12 years later, thanks to the miracle of reproduction, there were three of us and we were in France. The millennium was but a year away and everyone was already talking about computer bugs. We’d been to a party in the middle of nowhere and stayed overnight in a wooden shack to which mein host would retire to write. On the way back home to the Corrèze, I remember the ominous slate-grey sky and an unnatural, disquieting stillness. As far as I knew, there had been no Michel Poisson on national television to reassure the population that all was well. Nothing untoward was brewing up offshore.

This kind of thing
The wind started buffeting the house early in the evening. Tilley was in bed in her bedroom next to ours underneath the roof. It soon became clear that this was no ordinary wind, so we brought her downstairs and the three of us huddled around our sole heating source, a fairly primitive wood-burning stove that blew hot air into a living space too large for its capacity. We could hear things being blown around outside and knew when the wind was gusting because it felt as if the glass door of the fire was about to shatter. Once the ouragan started ripping the sheets of corrugated iron off the nearby barn roofs and tossing them around like tin cans, it got really scary. We heard banging at one point and surmised that someone had climbed onto his roof with a hammer and nails in a futile and inadvisable attempt to secure his tin roof. Probably Pierre, goaded no doubt by his abominable bovine wife.   
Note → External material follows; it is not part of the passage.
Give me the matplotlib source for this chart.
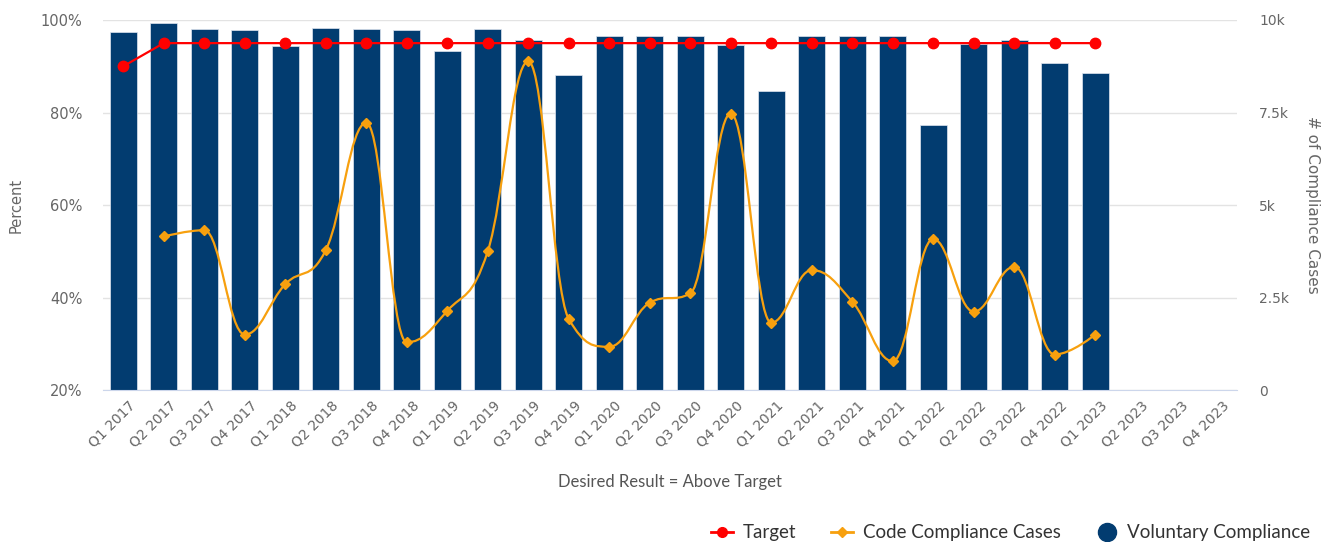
import numpy as np
import matplotlib
matplotlib.use('Agg')
import matplotlib.pyplot as plt
from matplotlib.path import Path
from matplotlib.patches import PathPatch
from matplotlib.lines import Line2D
from matplotlib.transforms import ScaledTranslation

quarters = ['Q%d %d' % (q, y) for y in range(2017, 2024) for q in range(1, 5)]

# Voluntary Compliance (%), Q1 2017 .. Q1 2023
voluntary = [97.5, 99.3, 98.0, 97.8, 94.4, 98.3, 98.0, 97.8, 93.2, 98.0,
             95.6, 88.2, 96.5, 96.5, 96.5, 94.6, 84.6, 96.5, 96.5, 96.5,
             77.4, 94.8, 95.7, 90.7, 88.5]

# Target (%)
target = [90] + [95] * 24

# Code Compliance Cases (count), no value for Q1 2017
cases = [np.nan, 4150, 4320, 1500, 2860, 3780, 7220, 1290, 2140, 3750,
         8880, 1920, 1170, 2360, 2610, 7470, 1820, 3240, 2390, 780,
         4080, 2120, 3330, 960, 1500]

bar_color = '#023c70'
red = '#ff0000'
orange = '#f7a00e'
grid_c = '#e3e3e3'
tick_c = '#666666'


def spline_path(xs, ys, smoothing=1.5):
    # highcharts-like spline control points
    n = len(xs)
    lc = [(xs[i], ys[i]) for i in range(n)]
    rc = [(xs[i], ys[i]) for i in range(n)]
    d = smoothing + 1
    for i in range(1, n - 1):
        lx, ly = xs[i - 1], ys[i - 1]
        nx, ny = xs[i + 1], ys[i + 1]
        px, py = xs[i], ys[i]
        lcx = (smoothing * px + lx) / d
        lcy = (smoothing * py + ly) / d
        rcx = (smoothing * px + nx) / d
        rcy = (smoothing * py + ny) / d
        if rcx != lcx:
            corr = ((rcy - lcy) * (rcx - px)) / (rcx - lcx) + py - rcy
            lcy += corr
            rcy += corr
        if lcy > ly and lcy > py:
            lcy = max(ly, py)
            rcy = 2 * py - lcy
        elif lcy < ly and lcy < py:
            lcy = min(ly, py)
            rcy = 2 * py - lcy
        if rcy > ny and rcy > py:
            rcy = max(ny, py)
            lcy = 2 * py - rcy
        elif rcy < ny and rcy < py:
            rcy = min(ny, py)
            lcy = 2 * py - rcy
        lc[i] = (lcx, lcy)
        rc[i] = (rcx, rcy)
    verts = [(xs[0], ys[0])]
    codes = [Path.MOVETO]
    for i in range(1, n):
        verts += [rc[i - 1], lc[i], (xs[i], ys[i])]
        codes += [Path.CURVE4] * 3
    return Path(verts, codes)


fig = plt.figure(figsize=(13.38, 5.42), dpi=100)
ax = fig.add_axes([0.077, 0.2804, 0.8475, 0.6827])
ax2 = ax.twinx()

x = np.arange(len(quarters))
xv = x[:len(voluntary)]

ax.bar(xv, voluntary, width=0.66, color=bar_color, edgecolor='#dfe5f0', linewidth=0.5, zorder=2)
ax.plot(xv, target, color=red, lw=1.6, marker='o', markersize=7.5, zorder=3)

cases = np.array(cases, dtype=float)
ok = ~np.isnan(cases)
p = spline_path(list(xv[ok]), list(cases[ok]))
ax2.add_patch(PathPatch(p, facecolor='none', edgecolor=orange, lw=1.6, zorder=3))
ax2.plot(xv[ok], cases[ok], ls='none', marker='D', markersize=5, color=orange, zorder=4)

ax.set_xlim(-0.5, len(quarters) - 0.5)
ax.set_ylim(20, 100)
ax2.set_ylim(0, 10000)

ax.set_yticks([20, 40, 60, 80, 100])
ax.set_yticklabels(['20%', '40%', '60%', '80%', '100%'])
ax2.set_yticks([0, 2500, 5000, 7500, 10000])
ax2.set_yticklabels(['0', '2.5k', '5k', '7.5k', '10k'])
ax.set_xticks(x)
ax.set_xticklabels(quarters, rotation=45, ha='right', rotation_mode='anchor')

ax.yaxis.grid(True, color=grid_c, lw=1, zorder=0)
ax.set_axisbelow(True)
for a in (ax, ax2):
    for s in ('top', 'left', 'right'):
        a.spines[s].set_visible(False)
    a.spines['bottom'].set_color('#ccd6eb')
ax2.spines['bottom'].set_visible(False)

ax.tick_params(axis='y', length=0, pad=15, labelsize=10.5, labelcolor=tick_c)
ax2.tick_params(axis='y', length=0, pad=16, labelsize=10, labelcolor=tick_c)
ax.tick_params(axis='x', length=0, pad=6, labelsize=10, labelcolor=tick_c)
for lab in ax.get_xticklabels():
    lab.set_transform(lab.get_transform() + ScaledTranslation(0.05, 0, fig.dpi_scale_trans))

ax.set_ylabel('Percent', fontsize=10.5, color=tick_c, labelpad=12)
ax2.set_ylabel('# of Compliance Cases', fontsize=11, color=tick_c, rotation=270, labelpad=22)
ax.set_xlabel('Desired Result = Above Target', fontsize=12, color='#555555',
              family='Lato', labelpad=17)

handles = [
    Line2D([], [], color=red, lw=2, marker='o', markersize=7),
    Line2D([], [], color=orange, lw=2, marker='D', markersize=5),
    Line2D([], [], color=bar_color, lw=0, marker='o', markersize=13),
]
fig.legend(handles, ['Target', 'Code Compliance Cases', 'Voluntary Compliance'],
           loc='lower right', bbox_to_anchor=(0.992, -0.03), ncol=3, frameon=False,
           prop={'family': 'Lato', 'size': 13.5}, labelcolor='#333333',
           handlelength=1.2, columnspacing=1.85, handletextpad=0.5)

fig.savefig('out.png', dpi=100)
In the aftermath of that imperfect storm, our electricity was cut off for a good fortnight. Fortunately, Debs always keeps a good stock of Ikea night-lights and we were able to burn wood, even if we couldn’t blow out the hot air. A dog turned up during the blackout. We called him Geoffrey and lodged him in our barn, since he didn’t seem happy venturing into the house. He wandered off again in the spring on discovering that a domesticated role wasn’t for him. 

There are chestnut woods everywhere and huge plantations of pine trees in that part of the Corrèze. Reminders of the hurricane were all around us for the rest of our time in that department: swathes of pine trees snapped in half like balsa wood by the wind; the huge elm trees that lined a part of the road we would take when visiting the Lot flattened and gone forever.  
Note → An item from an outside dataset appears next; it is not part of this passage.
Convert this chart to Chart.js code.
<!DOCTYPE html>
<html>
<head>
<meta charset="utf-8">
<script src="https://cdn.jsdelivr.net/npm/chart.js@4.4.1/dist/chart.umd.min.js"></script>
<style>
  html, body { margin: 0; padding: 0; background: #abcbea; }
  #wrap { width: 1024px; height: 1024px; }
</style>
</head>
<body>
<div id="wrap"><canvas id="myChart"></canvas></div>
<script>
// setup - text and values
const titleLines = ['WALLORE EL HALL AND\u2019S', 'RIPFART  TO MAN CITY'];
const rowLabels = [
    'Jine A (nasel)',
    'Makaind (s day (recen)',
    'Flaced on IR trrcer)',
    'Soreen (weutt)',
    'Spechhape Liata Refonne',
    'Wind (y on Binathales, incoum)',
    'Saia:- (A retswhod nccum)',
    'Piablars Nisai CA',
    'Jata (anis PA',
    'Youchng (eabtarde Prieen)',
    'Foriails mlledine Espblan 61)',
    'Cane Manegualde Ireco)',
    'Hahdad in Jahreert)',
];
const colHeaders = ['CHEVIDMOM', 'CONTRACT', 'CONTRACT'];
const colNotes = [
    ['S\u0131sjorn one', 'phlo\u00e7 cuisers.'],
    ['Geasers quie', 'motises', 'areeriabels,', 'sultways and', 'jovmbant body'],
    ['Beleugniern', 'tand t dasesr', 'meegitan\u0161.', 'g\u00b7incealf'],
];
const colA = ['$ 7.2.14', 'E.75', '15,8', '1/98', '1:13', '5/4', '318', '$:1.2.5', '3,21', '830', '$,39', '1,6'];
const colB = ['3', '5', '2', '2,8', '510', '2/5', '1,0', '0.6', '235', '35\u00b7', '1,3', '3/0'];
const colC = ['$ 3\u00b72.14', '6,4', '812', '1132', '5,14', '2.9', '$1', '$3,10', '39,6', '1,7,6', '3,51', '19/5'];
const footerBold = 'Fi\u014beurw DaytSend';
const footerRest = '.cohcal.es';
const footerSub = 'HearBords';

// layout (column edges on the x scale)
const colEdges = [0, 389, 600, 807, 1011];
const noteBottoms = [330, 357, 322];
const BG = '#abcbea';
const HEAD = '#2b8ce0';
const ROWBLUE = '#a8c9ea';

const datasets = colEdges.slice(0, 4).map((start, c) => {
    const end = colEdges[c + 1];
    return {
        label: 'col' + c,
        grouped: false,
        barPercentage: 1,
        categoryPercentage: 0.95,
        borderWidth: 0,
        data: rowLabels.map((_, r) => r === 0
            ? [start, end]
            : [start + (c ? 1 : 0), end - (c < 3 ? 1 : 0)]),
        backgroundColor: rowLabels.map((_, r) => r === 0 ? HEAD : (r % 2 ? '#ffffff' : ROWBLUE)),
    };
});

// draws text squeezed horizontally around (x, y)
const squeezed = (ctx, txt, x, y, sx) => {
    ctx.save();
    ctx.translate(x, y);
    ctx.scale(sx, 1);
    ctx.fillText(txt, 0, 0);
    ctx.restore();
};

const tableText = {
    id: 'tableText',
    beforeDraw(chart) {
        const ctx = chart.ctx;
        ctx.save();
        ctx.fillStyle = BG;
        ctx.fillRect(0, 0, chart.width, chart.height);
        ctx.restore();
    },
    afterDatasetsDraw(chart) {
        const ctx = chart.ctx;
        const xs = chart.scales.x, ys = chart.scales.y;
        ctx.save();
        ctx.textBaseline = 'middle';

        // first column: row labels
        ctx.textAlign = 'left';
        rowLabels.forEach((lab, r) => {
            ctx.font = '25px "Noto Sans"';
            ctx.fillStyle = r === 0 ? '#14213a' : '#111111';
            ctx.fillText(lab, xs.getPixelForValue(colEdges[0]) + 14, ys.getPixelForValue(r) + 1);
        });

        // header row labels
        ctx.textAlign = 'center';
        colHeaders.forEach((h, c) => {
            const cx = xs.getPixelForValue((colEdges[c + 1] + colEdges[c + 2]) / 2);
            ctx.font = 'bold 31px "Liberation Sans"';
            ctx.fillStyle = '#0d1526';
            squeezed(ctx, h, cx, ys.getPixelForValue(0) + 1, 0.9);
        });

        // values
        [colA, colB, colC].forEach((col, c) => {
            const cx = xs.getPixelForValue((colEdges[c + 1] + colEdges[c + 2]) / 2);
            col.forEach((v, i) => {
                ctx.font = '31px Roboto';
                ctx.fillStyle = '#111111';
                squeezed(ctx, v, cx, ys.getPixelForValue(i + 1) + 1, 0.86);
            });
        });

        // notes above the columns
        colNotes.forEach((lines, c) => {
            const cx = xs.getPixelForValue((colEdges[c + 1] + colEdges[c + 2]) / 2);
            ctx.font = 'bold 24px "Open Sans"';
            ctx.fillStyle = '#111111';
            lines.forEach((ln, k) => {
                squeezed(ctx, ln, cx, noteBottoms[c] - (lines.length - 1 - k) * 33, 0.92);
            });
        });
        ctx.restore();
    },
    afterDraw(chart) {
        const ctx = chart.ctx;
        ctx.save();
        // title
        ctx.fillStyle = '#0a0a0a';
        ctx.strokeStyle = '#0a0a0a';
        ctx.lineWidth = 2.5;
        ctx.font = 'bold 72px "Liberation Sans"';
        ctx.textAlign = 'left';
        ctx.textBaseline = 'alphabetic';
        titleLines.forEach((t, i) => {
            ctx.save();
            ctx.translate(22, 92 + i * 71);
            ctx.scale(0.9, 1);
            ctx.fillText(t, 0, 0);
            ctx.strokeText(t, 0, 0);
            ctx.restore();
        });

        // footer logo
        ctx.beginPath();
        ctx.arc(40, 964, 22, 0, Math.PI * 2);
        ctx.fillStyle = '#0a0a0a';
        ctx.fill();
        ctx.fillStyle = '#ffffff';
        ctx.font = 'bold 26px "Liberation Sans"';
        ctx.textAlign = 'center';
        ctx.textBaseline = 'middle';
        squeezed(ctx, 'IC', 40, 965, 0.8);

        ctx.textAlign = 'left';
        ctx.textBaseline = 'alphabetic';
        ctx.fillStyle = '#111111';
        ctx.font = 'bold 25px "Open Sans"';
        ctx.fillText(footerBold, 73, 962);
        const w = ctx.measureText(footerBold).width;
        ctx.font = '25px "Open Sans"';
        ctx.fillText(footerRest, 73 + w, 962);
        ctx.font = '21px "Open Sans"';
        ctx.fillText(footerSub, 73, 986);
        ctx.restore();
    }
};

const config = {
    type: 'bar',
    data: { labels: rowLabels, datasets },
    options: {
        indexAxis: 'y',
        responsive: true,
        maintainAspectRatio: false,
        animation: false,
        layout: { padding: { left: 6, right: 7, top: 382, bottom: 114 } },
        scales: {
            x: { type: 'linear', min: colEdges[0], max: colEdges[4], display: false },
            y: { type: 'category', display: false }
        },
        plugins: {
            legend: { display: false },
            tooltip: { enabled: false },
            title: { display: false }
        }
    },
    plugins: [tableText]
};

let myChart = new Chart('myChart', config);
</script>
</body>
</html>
Heaven knows how long it will take and how much borrowed money it will cost to get the eastern U.S. seaboard back in operation. The awful thing is, given a seemingly annual hurricane season in the Caribbean, it may not be long before the next one arrives. Hurricanes happen here, but still rarely enough to warrant the label ‘freakish’. So ‘blow winds and crack ye hurricanoes’ if ye must, but never again please near these parts.